The people interviewed for the survey are from several of the world's largest mobile operators and some high-profile competitive players in emerging markets. The operators surveyed represent one-quarter of the world’s telecom capex and nearly one-third of worldwide telecom revenue, hailing mostly from EMEA (particularly Western Europe), North America, Asia Pacific, and Central and Latin America.

The survey gives Huawei and Ericsson high marks for many buying criteria, including service and support, the No. 1 supplier-selection criterion. It also found that bandwidth on demand and advanced subscriber control capabilities are operators’ top application drivers for policy management investments, followed by VoIP. Reliability and scalability top the list of criteria for choosing a policy management supplier, while price and early availability are at the other end of the spectrum.

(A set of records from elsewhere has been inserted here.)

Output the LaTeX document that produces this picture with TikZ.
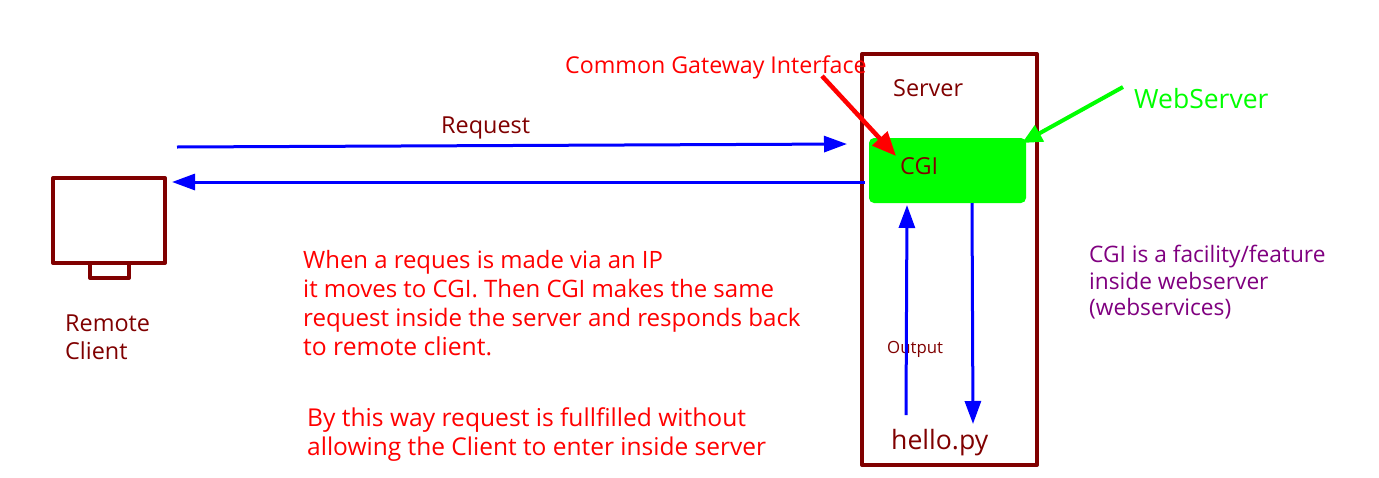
\documentclass[tikz,border=0pt]{standalone}
\usepackage{fontspec}
\setmainfont{Open Sans}
\usetikzlibrary{arrows.meta}
\definecolor{mar}{HTML}{800000}
\definecolor{bl}{HTML}{0000FF}
\definecolor{gr}{HTML}{00FF00}
\definecolor{pu}{HTML}{800080}
\newcommand{\fs}[1]{\fontsize{#1}{#1}\selectfont}
\begin{document}
\begin{tikzpicture}[x=1pt,y=-1pt,
 lbl/.style={inner sep=0pt,anchor=base west,font=\fs{23.4}},
 redtxt/.style={lbl,text=red,font=\fs{24.2}},
 putxt/.style={lbl,text=pu,font=\fs{22.7}},
 ar/.style={line width=3pt,-{Triangle[length=23pt,width=16pt]}},
 redar/.style={line width=4.5pt,-{Triangle[length=24pt,width=20pt]}},
 grar/.style={line width=4pt,-{Triangle[length=20pt,width=18pt]}}]
\useasboundingbox (0,0) rectangle (1379,477);
\fill[white] (0,0) rectangle (1379,477);
\draw[mar,line width=4pt,line join=round] (862,54) rectangle (1037,465);
\node[fill=gr,rounded corners=5pt,minimum width=157pt,minimum height=65pt,inner sep=0pt] (cgi) at (947.5,170.5) {};
\draw[mar,line width=4pt,line join=round] (53,178) rectangle (165,263);
\draw[mar,line width=4pt,line join=round] (90,263) rectangle (129,278);
\node[lbl,text=mar] (srv) at (893,96) {Server};
\node[lbl,text=mar] (req) at (441,133) {Request};
\node[lbl,text=mar] (cg) at (900,174) {CGI};
\node[lbl,text=red,font=\fs{23.2}] (cgif) at (565,73) {Common Gateway Interface};
\node[lbl,text=gr,font=\fs{26.5}] (ws) at (1134,108) {WebServer};
\node[lbl,text=mar] (rc) at (65,331) {Remote};
\node[lbl,text=mar] (rc2) at (65,359) {Client};
\node[lbl,text=mar,font=\fs{16.8}] (op) at (887,353) {Output};
\node[lbl,text=mar,font=\fs{26.6}] (hp) at (891,449) {hello.py};
\node[redtxt,font=\fs{23.9}] (t1) at (303,268) {When a reques is made via an IP};
\node[redtxt,font=\fs{24}] (t2) at (303,297) {it moves to CGI. Then CGI makes the same};
\node[redtxt,font=\fs{24.1}] (t3) at (303,326) {request inside the server and responds back};
\node[redtxt,font=\fs{24.7}] (t4) at (303,355) {to remote client.};
\node[redtxt,font=\fs{24.6}] (t5) at (307,426) {By this way request is fullfilled without};
\node[redtxt,font=\fs{24.5}] (t6) at (307,455) {allowing the Client to enter inside server};
\node[putxt] (p1) at (1089,262) {CGI is a facility/feature};
\node[putxt] (p2) at (1089,289) {inside webserver};
\node[putxt] (p3) at (1089,315) {(webservices)};
\coordinate (a1) at (177,147);\coordinate (a2) at (847,144);
\coordinate (b1) at (865,182);\coordinate (b2) at (172,182);
\coordinate (c1) at (906,415);\coordinate (c2) at (907,205);
\coordinate (d1) at (972,203);\coordinate (d2) at (973,424);
\coordinate (e1) at (822,76);\coordinate (e2) at (896,156);
\coordinate (f1) at (1123,87);\coordinate (f2) at (1022,143);
\draw[ar,bl] (a1)--(a2);
\draw[ar,bl] (b1)--(b2);
\draw[ar,bl] (c1)--(c2);
\draw[ar,bl] (d1)--(d2);
\draw[redar,red] (e1)--(e2);
\draw[grar,gr] (f1)--(f2);
\end{tikzpicture}
\end{document}
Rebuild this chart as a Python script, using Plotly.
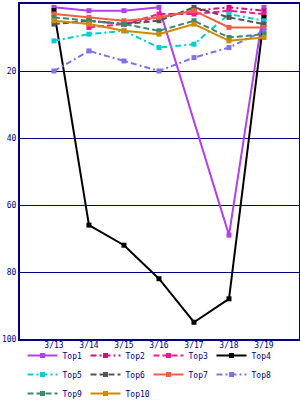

“As policy management becomes less about pure bandwidth management and more about enabling new business models and value-added services, there is a clear shift in who holds the budget reins within telecom operators. Compared to last year’s survey, a higher percentage of respondents named the IT department as the budget holder for policy management investments, and fewer named network engineering and operations departments. This creates a challenge for the more established policy vendors who have longstanding relationships with operators’ network departments but less sway with IT and marketing teams, while creating new opportunities for IT players such as the billing vendors entering the policy space," said Shira Levine, Infonetics Research’s next-gen OSS and policy analyst.